▶ **COLLECTED MATERIAL**:
START

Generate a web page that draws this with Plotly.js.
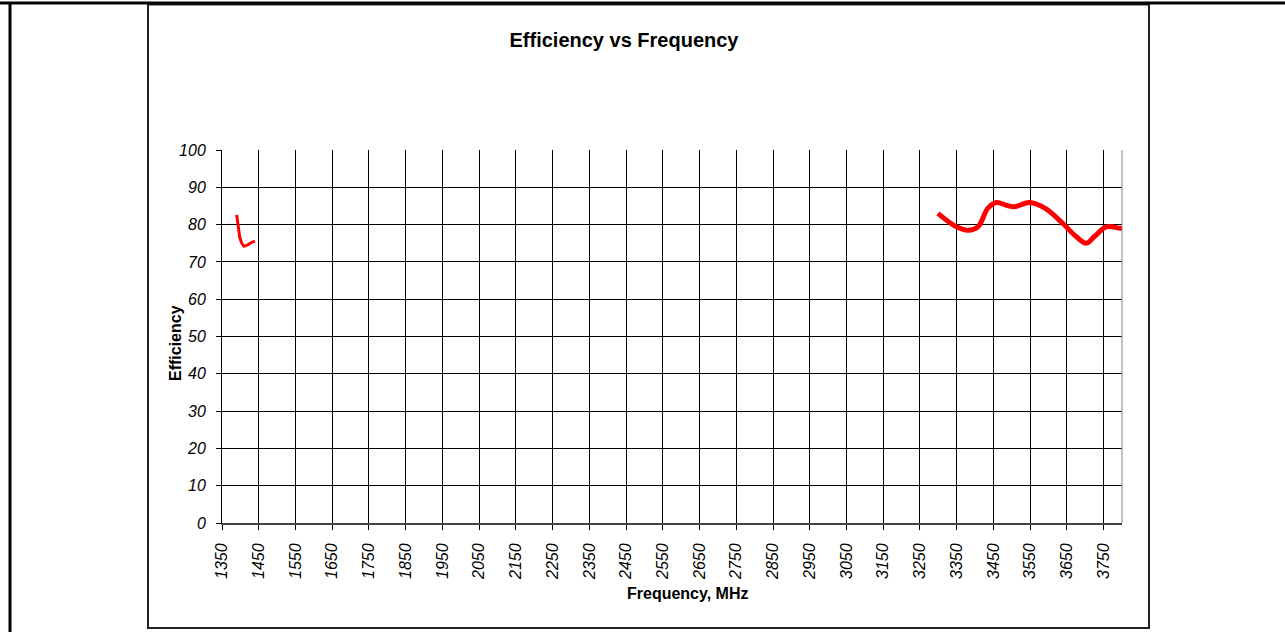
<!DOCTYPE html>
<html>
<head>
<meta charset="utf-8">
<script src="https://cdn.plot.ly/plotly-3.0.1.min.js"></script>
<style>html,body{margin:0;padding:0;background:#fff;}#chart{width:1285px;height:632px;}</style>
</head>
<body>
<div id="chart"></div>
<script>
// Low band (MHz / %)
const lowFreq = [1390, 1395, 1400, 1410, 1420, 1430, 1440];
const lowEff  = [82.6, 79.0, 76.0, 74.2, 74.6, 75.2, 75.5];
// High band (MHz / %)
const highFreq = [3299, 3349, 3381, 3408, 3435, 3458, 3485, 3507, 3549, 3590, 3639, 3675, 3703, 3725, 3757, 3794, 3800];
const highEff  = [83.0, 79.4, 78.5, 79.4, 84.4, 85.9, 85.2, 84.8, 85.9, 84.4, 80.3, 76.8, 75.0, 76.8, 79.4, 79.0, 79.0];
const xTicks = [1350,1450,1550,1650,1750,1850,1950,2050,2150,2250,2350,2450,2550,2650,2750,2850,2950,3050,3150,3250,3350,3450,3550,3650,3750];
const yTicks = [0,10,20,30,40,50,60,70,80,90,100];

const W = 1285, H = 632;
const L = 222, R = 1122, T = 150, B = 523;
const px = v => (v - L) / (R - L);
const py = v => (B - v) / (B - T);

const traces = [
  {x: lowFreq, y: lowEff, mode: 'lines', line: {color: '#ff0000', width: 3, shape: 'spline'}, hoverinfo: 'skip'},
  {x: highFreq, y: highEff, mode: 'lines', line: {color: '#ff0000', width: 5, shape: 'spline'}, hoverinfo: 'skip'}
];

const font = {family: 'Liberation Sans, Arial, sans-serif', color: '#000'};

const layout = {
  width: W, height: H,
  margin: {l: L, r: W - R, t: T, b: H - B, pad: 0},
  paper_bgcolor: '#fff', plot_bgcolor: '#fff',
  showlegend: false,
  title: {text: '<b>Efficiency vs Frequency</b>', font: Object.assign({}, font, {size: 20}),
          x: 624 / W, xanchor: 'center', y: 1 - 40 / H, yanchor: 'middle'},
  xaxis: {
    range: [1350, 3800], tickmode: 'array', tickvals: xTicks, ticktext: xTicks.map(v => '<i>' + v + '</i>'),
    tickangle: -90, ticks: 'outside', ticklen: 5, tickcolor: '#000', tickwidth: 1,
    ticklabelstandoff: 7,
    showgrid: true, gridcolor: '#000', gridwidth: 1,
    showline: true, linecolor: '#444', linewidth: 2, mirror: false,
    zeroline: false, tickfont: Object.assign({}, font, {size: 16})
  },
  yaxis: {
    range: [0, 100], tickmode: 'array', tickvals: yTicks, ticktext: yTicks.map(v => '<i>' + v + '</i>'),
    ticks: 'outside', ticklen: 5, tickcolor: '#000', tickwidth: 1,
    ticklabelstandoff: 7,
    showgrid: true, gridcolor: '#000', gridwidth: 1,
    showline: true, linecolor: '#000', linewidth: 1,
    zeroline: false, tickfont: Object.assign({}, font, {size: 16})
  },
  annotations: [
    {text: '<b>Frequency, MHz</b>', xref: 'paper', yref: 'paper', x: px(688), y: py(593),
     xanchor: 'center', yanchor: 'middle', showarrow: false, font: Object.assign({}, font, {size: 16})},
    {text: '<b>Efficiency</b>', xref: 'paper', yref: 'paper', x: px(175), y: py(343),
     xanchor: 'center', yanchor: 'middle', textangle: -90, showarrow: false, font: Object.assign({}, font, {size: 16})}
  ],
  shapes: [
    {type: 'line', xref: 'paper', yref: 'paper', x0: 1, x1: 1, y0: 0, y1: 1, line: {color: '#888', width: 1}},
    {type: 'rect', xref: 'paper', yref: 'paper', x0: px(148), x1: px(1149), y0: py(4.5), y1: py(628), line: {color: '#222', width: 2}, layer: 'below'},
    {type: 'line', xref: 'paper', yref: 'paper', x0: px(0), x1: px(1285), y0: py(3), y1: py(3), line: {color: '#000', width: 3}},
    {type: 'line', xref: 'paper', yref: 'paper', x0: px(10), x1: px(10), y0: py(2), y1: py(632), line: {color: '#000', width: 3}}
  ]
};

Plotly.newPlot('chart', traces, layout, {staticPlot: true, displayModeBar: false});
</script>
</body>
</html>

END

▶ **EXERCISE DETAILS**:
Reproduce each line exactly as it appears, omitting the pictures.

▶ **RESPONSE TO THIS EXERCISE**:
Generate a web page that draws this with Plotly.js.
<!DOCTYPE html>
<html>
<head>
<meta charset="utf-8">
<script src="https://cdn.plot.ly/plotly-3.0.1.min.js"></script>
<style>html,body{margin:0;padding:0;background:#fff;}#chart{width:1285px;height:632px;}</style>
</head>
<body>
<div id="chart"></div>
<script>
// Low band (MHz / %)
const lowFreq = [1390, 1395, 1400, 1410, 1420, 1430, 1440];
const lowEff  = [82.6, 79.0, 76.0, 74.2, 74.6, 75.2, 75.5];
// High band (MHz / %)
const highFreq = [3299, 3349, 3381, 3408, 3435, 3458, 3485, 3507, 3549, 3590, 3639, 3675, 3703, 3725, 3757, 3794, 3800];
const highEff  = [83.0, 79.4, 78.5, 79.4, 84.4, 85.9, 85.2, 84.8, 85.9, 84.4, 80.3, 76.8, 75.0, 76.8, 79.4, 79.0, 79.0];
const xTicks = [1350,1450,1550,1650,1750,1850,1950,2050,2150,2250,2350,2450,2550,2650,2750,2850,2950,3050,3150,3250,3350,3450,3550,3650,3750];
const yTicks = [0,10,20,30,40,50,60,70,80,90,100];

const W = 1285, H = 632;
const L = 222, R = 1122, T = 150, B = 523;
const px = v => (v - L) / (R - L);
const py = v => (B - v) / (B - T);

const traces = [
  {x: lowFreq, y: lowEff, mode: 'lines', line: {color: '#ff0000', width: 3, shape: 'spline'}, hoverinfo: 'skip'},
  {x: highFreq, y: highEff, mode: 'lines', line: {color: '#ff0000', width: 5, shape: 'spline'}, hoverinfo: 'skip'}
];

const font = {family: 'Liberation Sans, Arial, sans-serif', color: '#000'};

const layout = {
  width: W, height: H,
  margin: {l: L, r: W - R, t: T, b: H - B, pad: 0},
  paper_bgcolor: '#fff', plot_bgcolor: '#fff',
  showlegend: false,
  title: {text: '<b>Efficiency vs Frequency</b>', font: Object.assign({}, font, {size: 20}),
          x: 624 / W, xanchor: 'center', y: 1 - 40 / H, yanchor: 'middle'},
  xaxis: {
    range: [1350, 3800], tickmode: 'array', tickvals: xTicks, ticktext: xTicks.map(v => '<i>' + v + '</i>'),
    tickangle: -90, ticks: 'outside', ticklen: 5, tickcolor: '#000', tickwidth: 1,
    ticklabelstandoff: 7,
    showgrid: true, gridcolor: '#000', gridwidth: 1,
    showline: true, linecolor: '#444', linewidth: 2, mirror: false,
    zeroline: false, tickfont: Object.assign({}, font, {size: 16})
  },
  yaxis: {
    range: [0, 100], tickmode: 'array', tickvals: yTicks, ticktext: yTicks.map(v => '<i>' + v + '</i>'),
    ticks: 'outside', ticklen: 5, tickcolor: '#000', tickwidth: 1,
    ticklabelstandoff: 7,
    showgrid: true, gridcolor: '#000', gridwidth: 1,
    showline: true, linecolor: '#000', linewidth: 1,
    zeroline: false, tickfont: Object.assign({}, font, {size: 16})
  },
  annotations: [
    {text: '<b>Frequency, MHz</b>', xref: 'paper', yref: 'paper', x: px(688), y: py(593),
     xanchor: 'center', yanchor: 'middle', showarrow: false, font: Object.assign({}, font, {size: 16})},
    {text: '<b>Efficiency</b>', xref: 'paper', yref: 'paper', x: px(175), y: py(343),
     xanchor: 'center', yanchor: 'middle', textangle: -90, showarrow: false, font: Object.assign({}, font, {size: 16})}
  ],
  shapes: [
    {type: 'line', xref: 'paper', yref: 'paper', x0: 1, x1: 1, y0: 0, y1: 1, line: {color: '#888', width: 1}},
    {type: 'rect', xref: 'paper', yref: 'paper', x0: px(148), x1: px(1149), y0: py(4.5), y1: py(628), line: {color: '#222', width: 2}, layer: 'below'},
    {type: 'line', xref: 'paper', yref: 'paper', x0: px(0), x1: px(1285), y0: py(3), y1: py(3), line: {color: '#000', width: 3}},
    {type: 'line', xref: 'paper', yref: 'paper', x0: px(10), x1: px(10), y0: py(2), y1: py(632), line: {color: '#000', width: 3}}
  ]
};

Plotly.newPlot('chart', traces, layout, {staticPlot: true, displayModeBar: false});
</script>
</body>
</html>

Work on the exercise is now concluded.